If that is not the case, then maybe the Lean code should be the “intermediate language”. In this case, I strongly suggest a very specific, small, and minimal subset of Lean. For example, it would be nice if almost all inequality problems were of a particular form and only used a fixed vocabulary. If a new ad hoc function or definition needs to be added for a problem, then there is should be a fixed format that this function will be defined in. If possible, the problems should avoid dependent types (using only HOL style syntax). No fancy Lean features should be used: no custom notation, no implicits. (In my ideal world, there would be no infix notation either and full use of parentheses as in LISP-style s-expessions. That is, just pure logical notation.) (Now, since this is going to be done in Lean 4, I think it is possible that there will be (or maybe already is) good support for getting rid of all the syntactic sugar and compiling down to basic logical notation, and then some of my concerns are moot.)

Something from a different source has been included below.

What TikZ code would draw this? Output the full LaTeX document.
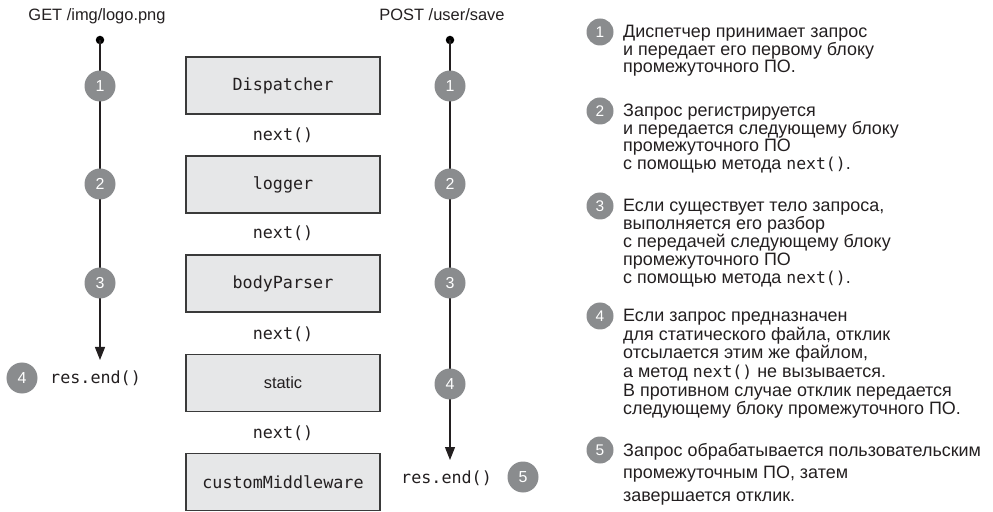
\documentclass[tikz,border=0pt]{standalone}
\usepackage{fontspec}
\setmainfont{Liberation Sans}
\setmonofont{DejaVu Sans Mono}
\usetikzlibrary{arrows.meta}
\definecolor{numgray}{HTML}{8A8C8E}
\definecolor{boxfill}{HTML}{E6E7E8}
\definecolor{ink}{HTML}{231F20}
\definecolor{boxline}{HTML}{3A3A3A}
\newcommand{\mononext}{{\fontsize{16.5}{16.5}\selectfont\ttfamily next()}}
\begin{document}
\begin{tikzpicture}[x=1bp,y=-1bp,
  every node/.style={inner sep=0pt, text=ink},
  bignum/.style={circle, fill=numgray, minimum size=31bp, text=white, font=\fontsize{16}{16}\selectfont},
  smallnum/.style={circle, fill=numgray, minimum size=27bp, text=white, font=\fontsize{15.5}{15.5}\selectfont},
  mw/.style={draw=boxline, line width=1.2bp, fill=boxfill, minimum width=194bp, minimum height=57bp, font=\fontsize{16.8}{16.8}\selectfont\ttfamily},
  code/.style={font=\fontsize{16.8}{16.8}\selectfont\ttfamily, anchor=base},
  flow/.style={draw=ink, line width=1.1bp, -{Triangle[width=10bp,length=13bp]}},
  dotst/.style={circle, fill=black, minimum size=8.5bp},
  req/.style={font=\fontsize{16.5}{16.5}\selectfont, anchor=base},
  desc/.style={font=\fontsize{18}{18}\selectfont, anchor=base west},
]
\useasboundingbox (0,0) rectangle (993,512);

% ---------- left request ----------
\node[req] (getL) at (97,21) {GET /img/logo.png};
\node[dotst] (dotL) at (100,40) {};
\coordinate (tipL) at (100,360);
\draw[flow] (dotL.center) -- (tipL);
\node[bignum] (l1) at (100,86) {1};
\node[bignum] (l2) at (100,184) {2};
\node[bignum] (l3) at (100,283) {3};
\node[bignum] (l4) at (22,378) {4};
\node[code, anchor=base west] (endL) at (50,384) {res.end()};

% ---------- middleware stack ----------
\node[mw] (disp) at (283,85.5) {Dispatcher};
\node[mw] (logg) at (283,184.5) {logger};
\node[mw] (body) at (283,283.5) {bodyParser};
\node[mw, font=\fontsize{16.5}{16.5}\selectfont\rmfamily] (stat) at (283,383) {static};
\node[mw] (cust) at (283,482) {customMiddleware};
\node[code] (n1) at (283,141) {next()};
\node[code] (n2) at (283,239) {next()};
\node[code] (n3) at (283,340) {next()};
\node[code] (n4) at (283,438) {next()};

% ---------- right request ----------
\node[req] (postR) at (442,21) {POST /user/save};
\node[dotst] (dotR) at (450,40) {};
\coordinate (tipR) at (450,460);
\draw[flow] (dotR.center) -- (tipR);
\node[bignum] (r1) at (450,86) {1};
\node[bignum] (r2) at (450,184) {2};
\node[bignum] (r3) at (450,283) {3};
\node[bignum] (r4) at (450,384) {4};
\node[code, anchor=base west] (endR) at (401,483) {res.end()};
\node[bignum] (r5) at (523,477) {5};

% ---------- legend ----------
\node[smallnum] (k1) at (600,32) {1};
\node[desc] (k1a) at (623,38) {Диспетчер принимает запрос};
\node[desc] (k1b) at (623,55.5) {и передает его первому блоку};
\node[desc] (k1c) at (623,73) {промежуточного ПО.};

\node[smallnum] (k2) at (600,111) {2};
\node[desc] (k2a) at (623,117) {Запрос регистрируется};
\node[desc] (k2b) at (623,134.5) {и передается следующему блоку};
\node[desc] (k2c) at (623,152) {промежуточного ПО};
\node[desc] (k2d) at (623,169.5) {с помощью метода \mononext.};

\node[smallnum] (k3) at (600,206) {3};
\node[desc] (k3a) at (623,212) {Если существует тело запроса,};
\node[desc] (k3b) at (623,230) {выполняется его разбор};
\node[desc] (k3c) at (623,248) {с передачей следующему блоку};
\node[desc] (k3d) at (623,266) {промежуточного ПО};
\node[desc] (k3e) at (623,284) {с помощью метода \mononext.};

\node[smallnum] (k4) at (600,316) {4};
\node[desc] (k4a) at (623,322) {Если запрос предназначен};
\node[desc] (k4b) at (623,340.5) {для статического файла, отклик};
\node[desc] (k4c) at (623,359) {отсылается этим же файлом,};
\node[desc] (k4d) at (623,377.5) {а метод \mononext{} не вызывается.};
\node[desc] (k4e) at (623,396) {В противном случае отклик передается};
\node[desc] (k4f) at (623,414.5) {следующему блоку промежуточного ПО.};

\node[smallnum] (k5) at (600,450) {5};
\node[desc] (k5a) at (623,456) {Запрос обрабатывается пользовательским};
\node[desc] (k5b) at (623,478.5) {промежуточным ПО, затем};
\node[desc] (k5c) at (623,501) {завершается отклик.};
\end{tikzpicture}
\end{document}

Here is my motivation. Let’s say someone has a great tool for reasoning about inequalities over the real numbers. Maybe it is an SMT solver, or an AI trained on HOL proofs, or something else entirely. It would further ATP/ITP/AI research more if that system could be used on the IMO challenge with as little engineering as possible. It very well might be easier for the user to parse the text of the intermediate language (be that Lean code or otherwise) with a script, convert that to the logic used in their system, do a computation in their own system, extract a proof witness (maybe made up of carefully chosen rewrites and transitive equational reasoning), and then translate that witness into a specific subset of Lean which suits their purpose. (Also, for designing and testing their system, and publishing research papers, they don’t even need to do the last two steps. That is just so they can compete in the competition.) (Again, I don’t know much about Lean tactics and interfacing with external systems. Maybe this is already easily solved.)
In some sense I think this is what Daniel Selsam and team have in mind, but I just wanted to call out the advantage of easy interoperability with other systems which use other logics.

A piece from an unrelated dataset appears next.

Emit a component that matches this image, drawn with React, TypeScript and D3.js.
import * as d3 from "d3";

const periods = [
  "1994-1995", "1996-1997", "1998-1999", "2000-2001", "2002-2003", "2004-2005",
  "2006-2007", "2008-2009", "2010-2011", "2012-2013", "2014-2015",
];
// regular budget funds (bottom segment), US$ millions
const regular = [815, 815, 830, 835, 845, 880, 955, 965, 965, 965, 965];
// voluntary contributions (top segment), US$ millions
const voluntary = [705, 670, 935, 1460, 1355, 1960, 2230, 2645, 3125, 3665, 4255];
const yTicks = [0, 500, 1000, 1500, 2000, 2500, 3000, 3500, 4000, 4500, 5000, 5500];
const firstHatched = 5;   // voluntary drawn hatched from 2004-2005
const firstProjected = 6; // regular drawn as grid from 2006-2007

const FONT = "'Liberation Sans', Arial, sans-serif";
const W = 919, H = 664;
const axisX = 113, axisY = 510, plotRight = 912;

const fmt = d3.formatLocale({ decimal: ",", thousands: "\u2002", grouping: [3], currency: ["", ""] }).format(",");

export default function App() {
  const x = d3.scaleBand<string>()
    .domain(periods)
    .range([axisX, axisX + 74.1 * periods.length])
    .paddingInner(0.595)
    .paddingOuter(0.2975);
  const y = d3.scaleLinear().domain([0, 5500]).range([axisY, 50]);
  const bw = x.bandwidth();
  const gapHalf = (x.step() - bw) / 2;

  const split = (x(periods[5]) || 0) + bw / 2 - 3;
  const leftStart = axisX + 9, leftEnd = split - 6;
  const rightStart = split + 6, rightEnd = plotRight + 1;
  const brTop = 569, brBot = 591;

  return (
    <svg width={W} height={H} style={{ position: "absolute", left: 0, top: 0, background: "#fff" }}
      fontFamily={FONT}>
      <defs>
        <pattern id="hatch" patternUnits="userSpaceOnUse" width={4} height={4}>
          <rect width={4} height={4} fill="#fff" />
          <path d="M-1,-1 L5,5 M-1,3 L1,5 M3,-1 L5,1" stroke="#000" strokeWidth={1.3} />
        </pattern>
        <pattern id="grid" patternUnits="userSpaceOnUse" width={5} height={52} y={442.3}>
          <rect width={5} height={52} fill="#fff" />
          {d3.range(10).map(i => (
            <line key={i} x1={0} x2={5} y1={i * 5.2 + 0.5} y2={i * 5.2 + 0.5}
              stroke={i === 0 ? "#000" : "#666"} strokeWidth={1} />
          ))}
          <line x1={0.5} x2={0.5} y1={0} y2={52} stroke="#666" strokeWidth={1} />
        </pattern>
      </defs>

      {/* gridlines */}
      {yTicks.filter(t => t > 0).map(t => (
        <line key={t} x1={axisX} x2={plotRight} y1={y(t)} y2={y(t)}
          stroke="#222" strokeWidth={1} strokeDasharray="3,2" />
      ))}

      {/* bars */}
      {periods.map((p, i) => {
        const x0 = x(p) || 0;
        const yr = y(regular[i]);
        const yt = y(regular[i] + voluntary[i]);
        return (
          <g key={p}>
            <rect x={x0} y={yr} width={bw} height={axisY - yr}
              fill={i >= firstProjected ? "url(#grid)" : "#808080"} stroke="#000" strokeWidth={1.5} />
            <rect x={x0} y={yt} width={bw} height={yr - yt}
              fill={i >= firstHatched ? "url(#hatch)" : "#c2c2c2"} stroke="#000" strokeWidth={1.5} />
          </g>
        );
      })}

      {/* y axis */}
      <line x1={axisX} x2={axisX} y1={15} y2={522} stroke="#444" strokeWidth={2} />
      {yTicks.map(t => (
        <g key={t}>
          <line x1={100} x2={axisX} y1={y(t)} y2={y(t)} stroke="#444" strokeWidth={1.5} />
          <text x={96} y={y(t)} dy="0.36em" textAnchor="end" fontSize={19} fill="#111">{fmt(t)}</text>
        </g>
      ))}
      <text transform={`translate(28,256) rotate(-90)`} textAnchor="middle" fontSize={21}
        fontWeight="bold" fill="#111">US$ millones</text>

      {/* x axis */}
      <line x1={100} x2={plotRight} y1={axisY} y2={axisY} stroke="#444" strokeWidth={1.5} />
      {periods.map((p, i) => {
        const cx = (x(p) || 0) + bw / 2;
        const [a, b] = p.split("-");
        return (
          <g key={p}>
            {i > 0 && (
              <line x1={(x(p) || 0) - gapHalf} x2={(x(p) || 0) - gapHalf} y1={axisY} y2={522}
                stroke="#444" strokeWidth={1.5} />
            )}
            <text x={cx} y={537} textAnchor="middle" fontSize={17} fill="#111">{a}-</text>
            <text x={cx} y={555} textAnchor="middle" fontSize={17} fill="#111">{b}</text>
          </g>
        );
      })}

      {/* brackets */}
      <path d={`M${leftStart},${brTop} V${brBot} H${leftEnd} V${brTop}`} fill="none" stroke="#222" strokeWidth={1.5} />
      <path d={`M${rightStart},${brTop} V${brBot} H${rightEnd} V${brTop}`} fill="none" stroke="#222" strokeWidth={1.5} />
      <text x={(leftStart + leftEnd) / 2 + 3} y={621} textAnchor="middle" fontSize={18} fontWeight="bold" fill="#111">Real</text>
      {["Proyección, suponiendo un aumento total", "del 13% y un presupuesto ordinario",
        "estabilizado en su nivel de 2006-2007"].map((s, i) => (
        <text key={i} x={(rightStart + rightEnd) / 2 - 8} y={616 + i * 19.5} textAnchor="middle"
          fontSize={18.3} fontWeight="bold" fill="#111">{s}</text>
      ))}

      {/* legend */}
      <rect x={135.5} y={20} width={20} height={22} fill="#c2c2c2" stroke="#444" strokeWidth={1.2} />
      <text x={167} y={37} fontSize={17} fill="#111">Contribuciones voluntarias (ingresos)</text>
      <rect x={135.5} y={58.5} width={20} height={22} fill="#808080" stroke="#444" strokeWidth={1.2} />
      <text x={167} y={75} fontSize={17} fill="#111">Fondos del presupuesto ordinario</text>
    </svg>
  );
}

Daniel Selsam (Sep 09 2019 at 13:46):
No fancy Lean features should be used: no custom notation, no implicits. (In my ideal world, there would be no infix notation either and full use of parentheses as in LISP-style s-expessions. That is, just pure logical notation.) (Now, since this is going to be done in Lean 4, I think it is possible that there will be (or maybe already is) good support for getting rid of all the syntactic sugar and compiling down to basic logical notation, and then some of my concerns are moot.)
@Jason Rute Indeed, these concerns are moot. It will be easy to export all terms in machine-parsable format.
Daniel Selsam (Sep 09 2019 at 14:04):
I strongly suggest a very specific, small, and minimal subset of Lean. For example, it would be nice if almost all inequality problems were of a particular form and only used a fixed vocabulary. If a new ad hoc function or definition needs to be added for a problem, then there is should be a fixed format that this function will be defined in. If possible, the problems should avoid dependent types (using only HOL style syntax).
@Jason Rute The main challenge with the F2F formulation is that we do not know the structure of future questions. I think we should provide abstractions that compress historical problems in the hope that most future problems can be encoded easily, but I think we still need to support almost arbitrary problems. I am not sure yet how to preempt contention about the encoding of these out-of-domain problems, but I think we will learn a lot by encoding historical problems.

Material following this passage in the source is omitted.